---------- Raw data

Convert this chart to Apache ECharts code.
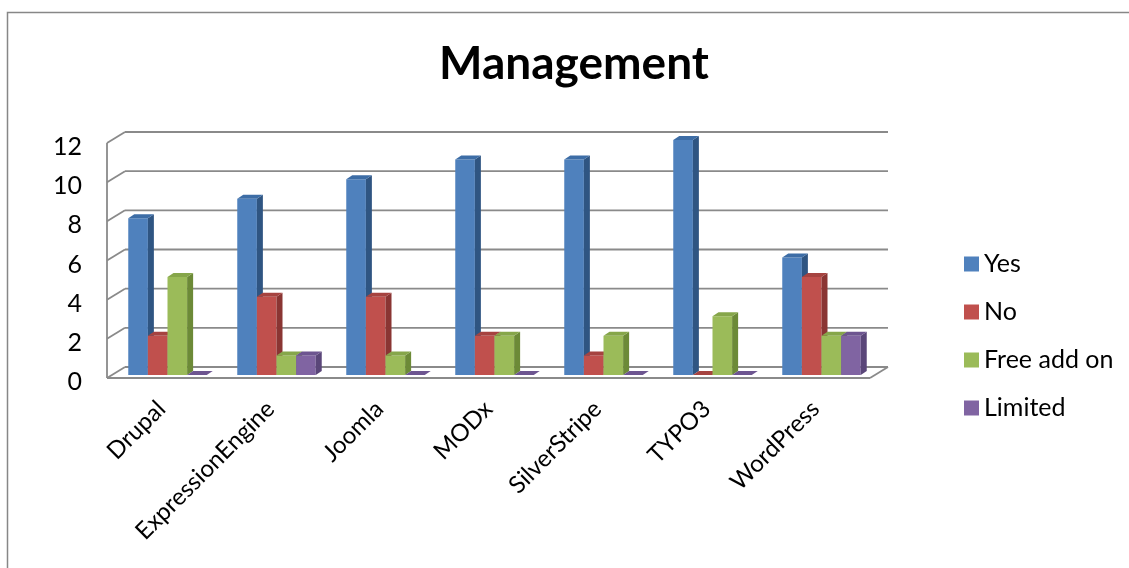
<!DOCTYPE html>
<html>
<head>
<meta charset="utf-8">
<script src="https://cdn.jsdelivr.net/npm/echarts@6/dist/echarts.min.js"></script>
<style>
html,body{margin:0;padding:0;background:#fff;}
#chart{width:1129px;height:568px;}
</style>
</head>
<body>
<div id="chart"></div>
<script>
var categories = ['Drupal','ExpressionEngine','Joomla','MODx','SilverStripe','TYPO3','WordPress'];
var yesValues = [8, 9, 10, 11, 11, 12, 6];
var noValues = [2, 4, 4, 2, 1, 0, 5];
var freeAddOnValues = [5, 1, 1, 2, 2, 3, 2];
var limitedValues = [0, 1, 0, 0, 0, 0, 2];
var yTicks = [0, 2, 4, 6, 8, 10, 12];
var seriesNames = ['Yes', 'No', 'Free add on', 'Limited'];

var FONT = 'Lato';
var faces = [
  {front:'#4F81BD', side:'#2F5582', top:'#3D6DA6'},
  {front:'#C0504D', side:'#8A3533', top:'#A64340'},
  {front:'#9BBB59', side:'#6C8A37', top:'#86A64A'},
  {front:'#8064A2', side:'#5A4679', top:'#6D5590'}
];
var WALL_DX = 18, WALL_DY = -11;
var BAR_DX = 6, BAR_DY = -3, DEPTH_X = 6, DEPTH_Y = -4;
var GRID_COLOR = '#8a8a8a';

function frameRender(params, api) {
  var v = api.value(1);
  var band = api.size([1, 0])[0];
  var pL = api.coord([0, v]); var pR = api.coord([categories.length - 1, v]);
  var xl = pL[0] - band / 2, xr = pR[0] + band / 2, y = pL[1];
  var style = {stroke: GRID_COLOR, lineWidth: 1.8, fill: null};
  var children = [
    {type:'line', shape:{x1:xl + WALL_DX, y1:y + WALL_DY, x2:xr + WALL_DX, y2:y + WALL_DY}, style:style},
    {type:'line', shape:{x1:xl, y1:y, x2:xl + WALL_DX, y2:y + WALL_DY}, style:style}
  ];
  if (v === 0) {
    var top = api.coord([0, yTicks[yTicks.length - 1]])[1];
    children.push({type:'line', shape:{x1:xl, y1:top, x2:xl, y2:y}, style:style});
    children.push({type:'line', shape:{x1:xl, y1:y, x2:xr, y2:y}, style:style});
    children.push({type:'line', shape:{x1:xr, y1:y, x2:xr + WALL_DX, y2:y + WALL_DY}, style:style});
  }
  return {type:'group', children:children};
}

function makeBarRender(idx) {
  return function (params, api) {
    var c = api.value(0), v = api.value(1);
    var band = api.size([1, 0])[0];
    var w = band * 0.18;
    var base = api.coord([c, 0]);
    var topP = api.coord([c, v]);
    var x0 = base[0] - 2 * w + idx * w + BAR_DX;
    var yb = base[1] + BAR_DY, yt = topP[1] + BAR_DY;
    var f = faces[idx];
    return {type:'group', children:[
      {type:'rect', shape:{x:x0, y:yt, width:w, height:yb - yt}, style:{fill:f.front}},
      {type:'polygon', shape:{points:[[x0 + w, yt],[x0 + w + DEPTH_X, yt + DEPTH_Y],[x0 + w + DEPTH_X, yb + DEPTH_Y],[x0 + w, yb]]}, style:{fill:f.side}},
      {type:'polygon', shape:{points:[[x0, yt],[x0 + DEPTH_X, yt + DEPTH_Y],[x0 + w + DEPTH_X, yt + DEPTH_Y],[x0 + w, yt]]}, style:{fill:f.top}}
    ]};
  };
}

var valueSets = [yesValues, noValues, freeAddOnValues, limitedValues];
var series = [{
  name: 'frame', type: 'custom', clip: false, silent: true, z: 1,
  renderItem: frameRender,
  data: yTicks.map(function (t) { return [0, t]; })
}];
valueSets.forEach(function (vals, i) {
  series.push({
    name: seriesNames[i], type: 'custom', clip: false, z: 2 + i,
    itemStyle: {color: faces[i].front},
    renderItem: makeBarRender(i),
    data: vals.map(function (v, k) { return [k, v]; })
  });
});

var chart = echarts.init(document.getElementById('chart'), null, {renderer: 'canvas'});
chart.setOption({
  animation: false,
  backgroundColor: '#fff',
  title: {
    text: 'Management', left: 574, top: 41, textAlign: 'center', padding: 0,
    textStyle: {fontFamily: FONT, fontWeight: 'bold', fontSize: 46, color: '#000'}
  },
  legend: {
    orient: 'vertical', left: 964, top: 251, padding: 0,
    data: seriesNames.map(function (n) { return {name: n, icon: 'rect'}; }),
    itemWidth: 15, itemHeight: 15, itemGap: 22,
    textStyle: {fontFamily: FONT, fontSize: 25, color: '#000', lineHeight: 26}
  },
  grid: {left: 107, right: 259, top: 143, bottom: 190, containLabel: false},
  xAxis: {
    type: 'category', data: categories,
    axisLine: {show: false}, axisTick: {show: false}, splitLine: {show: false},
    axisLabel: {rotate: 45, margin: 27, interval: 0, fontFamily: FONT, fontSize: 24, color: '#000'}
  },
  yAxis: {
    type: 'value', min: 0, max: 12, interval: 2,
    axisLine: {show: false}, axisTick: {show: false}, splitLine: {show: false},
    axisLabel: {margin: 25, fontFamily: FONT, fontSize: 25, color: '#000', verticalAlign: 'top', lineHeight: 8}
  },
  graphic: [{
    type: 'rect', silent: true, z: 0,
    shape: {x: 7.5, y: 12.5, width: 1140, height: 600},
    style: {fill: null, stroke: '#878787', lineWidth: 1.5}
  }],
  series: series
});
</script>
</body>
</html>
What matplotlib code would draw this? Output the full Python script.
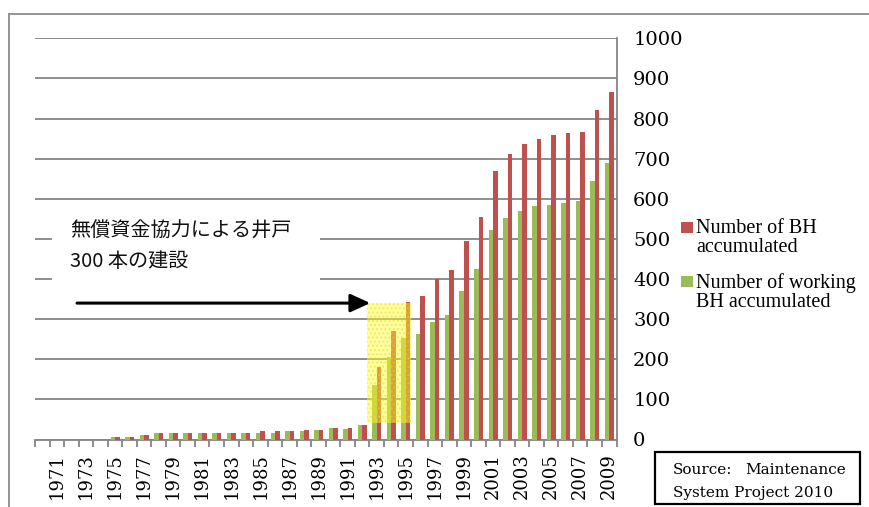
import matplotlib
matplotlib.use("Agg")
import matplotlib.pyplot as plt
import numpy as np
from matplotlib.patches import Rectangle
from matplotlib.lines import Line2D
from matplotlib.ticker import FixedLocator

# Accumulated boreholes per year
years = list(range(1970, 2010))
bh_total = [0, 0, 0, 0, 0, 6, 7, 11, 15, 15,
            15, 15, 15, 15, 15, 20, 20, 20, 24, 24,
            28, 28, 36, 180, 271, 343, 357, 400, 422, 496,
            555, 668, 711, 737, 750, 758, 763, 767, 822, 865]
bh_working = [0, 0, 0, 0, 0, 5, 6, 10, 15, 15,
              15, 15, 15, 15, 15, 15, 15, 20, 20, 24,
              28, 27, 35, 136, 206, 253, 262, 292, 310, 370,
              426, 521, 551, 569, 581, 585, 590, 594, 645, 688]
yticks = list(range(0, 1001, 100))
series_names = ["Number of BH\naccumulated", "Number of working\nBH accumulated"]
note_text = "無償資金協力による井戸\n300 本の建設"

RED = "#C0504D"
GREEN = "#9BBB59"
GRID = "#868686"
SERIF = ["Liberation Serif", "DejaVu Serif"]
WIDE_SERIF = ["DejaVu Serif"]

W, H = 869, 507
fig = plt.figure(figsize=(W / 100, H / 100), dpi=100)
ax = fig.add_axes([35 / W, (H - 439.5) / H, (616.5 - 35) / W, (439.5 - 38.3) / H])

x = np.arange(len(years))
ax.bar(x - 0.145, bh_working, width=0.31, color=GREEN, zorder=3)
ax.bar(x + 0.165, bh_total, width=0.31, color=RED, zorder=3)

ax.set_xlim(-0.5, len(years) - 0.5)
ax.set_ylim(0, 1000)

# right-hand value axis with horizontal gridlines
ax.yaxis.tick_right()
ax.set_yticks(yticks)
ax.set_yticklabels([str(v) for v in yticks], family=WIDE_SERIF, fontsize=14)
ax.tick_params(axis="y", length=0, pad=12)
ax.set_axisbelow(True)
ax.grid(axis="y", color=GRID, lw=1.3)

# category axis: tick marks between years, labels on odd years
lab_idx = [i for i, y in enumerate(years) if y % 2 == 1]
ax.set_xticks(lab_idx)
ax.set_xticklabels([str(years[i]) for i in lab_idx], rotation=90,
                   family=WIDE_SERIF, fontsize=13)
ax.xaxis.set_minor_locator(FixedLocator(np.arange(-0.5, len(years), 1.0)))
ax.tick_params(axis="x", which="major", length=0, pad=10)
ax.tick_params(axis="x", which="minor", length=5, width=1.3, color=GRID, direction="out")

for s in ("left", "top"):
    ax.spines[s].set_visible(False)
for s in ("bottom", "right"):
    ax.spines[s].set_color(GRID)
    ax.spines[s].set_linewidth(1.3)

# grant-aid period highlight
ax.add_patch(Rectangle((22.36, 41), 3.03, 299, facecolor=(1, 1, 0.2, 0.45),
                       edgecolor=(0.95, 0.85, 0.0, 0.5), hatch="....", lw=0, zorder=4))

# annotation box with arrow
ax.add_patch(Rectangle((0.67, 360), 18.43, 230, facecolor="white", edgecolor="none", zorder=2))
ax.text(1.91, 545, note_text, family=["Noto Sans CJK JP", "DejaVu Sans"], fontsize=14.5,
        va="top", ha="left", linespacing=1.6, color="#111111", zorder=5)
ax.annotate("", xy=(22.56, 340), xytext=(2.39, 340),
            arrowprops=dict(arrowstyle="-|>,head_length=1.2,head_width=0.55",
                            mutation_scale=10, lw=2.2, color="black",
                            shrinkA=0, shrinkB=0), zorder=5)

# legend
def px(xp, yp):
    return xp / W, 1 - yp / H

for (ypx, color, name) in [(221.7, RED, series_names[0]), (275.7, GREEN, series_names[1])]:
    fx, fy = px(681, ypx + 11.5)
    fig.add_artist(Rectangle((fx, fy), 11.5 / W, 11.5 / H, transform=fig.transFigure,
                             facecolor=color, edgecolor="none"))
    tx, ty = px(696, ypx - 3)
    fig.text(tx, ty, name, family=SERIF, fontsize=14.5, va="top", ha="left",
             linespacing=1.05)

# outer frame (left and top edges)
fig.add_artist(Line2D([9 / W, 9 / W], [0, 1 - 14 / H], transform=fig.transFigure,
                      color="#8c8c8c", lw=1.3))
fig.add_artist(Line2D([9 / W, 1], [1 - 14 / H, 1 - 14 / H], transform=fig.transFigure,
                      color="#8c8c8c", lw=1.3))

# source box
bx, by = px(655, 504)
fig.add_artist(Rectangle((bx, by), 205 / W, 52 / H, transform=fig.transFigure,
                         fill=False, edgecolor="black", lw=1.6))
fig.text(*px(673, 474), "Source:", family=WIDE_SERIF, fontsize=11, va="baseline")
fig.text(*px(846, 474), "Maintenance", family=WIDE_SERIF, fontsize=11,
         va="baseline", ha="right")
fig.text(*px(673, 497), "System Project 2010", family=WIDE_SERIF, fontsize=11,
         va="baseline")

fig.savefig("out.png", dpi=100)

--------------------

Both the first line of the records above and the line containing "var seriesNames = ['Yes', 'No', 'Free" belong in the copy; please return them and every line between, exactly, minus the pictures.

■ Complete answer ■
Convert this chart to Apache ECharts code.
<!DOCTYPE html>
<html>
<head>
<meta charset="utf-8">
<script src="https://cdn.jsdelivr.net/npm/echarts@6/dist/echarts.min.js"></script>
<style>
html,body{margin:0;padding:0;background:#fff;}
#chart{width:1129px;height:568px;}
</style>
</head>
<body>
<div id="chart"></div>
<script>
var categories = ['Drupal','ExpressionEngine','Joomla','MODx','SilverStripe','TYPO3','WordPress'];
var yesValues = [8, 9, 10, 11, 11, 12, 6];
var noValues = [2, 4, 4, 2, 1, 0, 5];
var freeAddOnValues = [5, 1, 1, 2, 2, 3, 2];
var limitedValues = [0, 1, 0, 0, 0, 0, 2];
var yTicks = [0, 2, 4, 6, 8, 10, 12];
var seriesNames = ['Yes', 'No', 'Free add on', 'Limited'];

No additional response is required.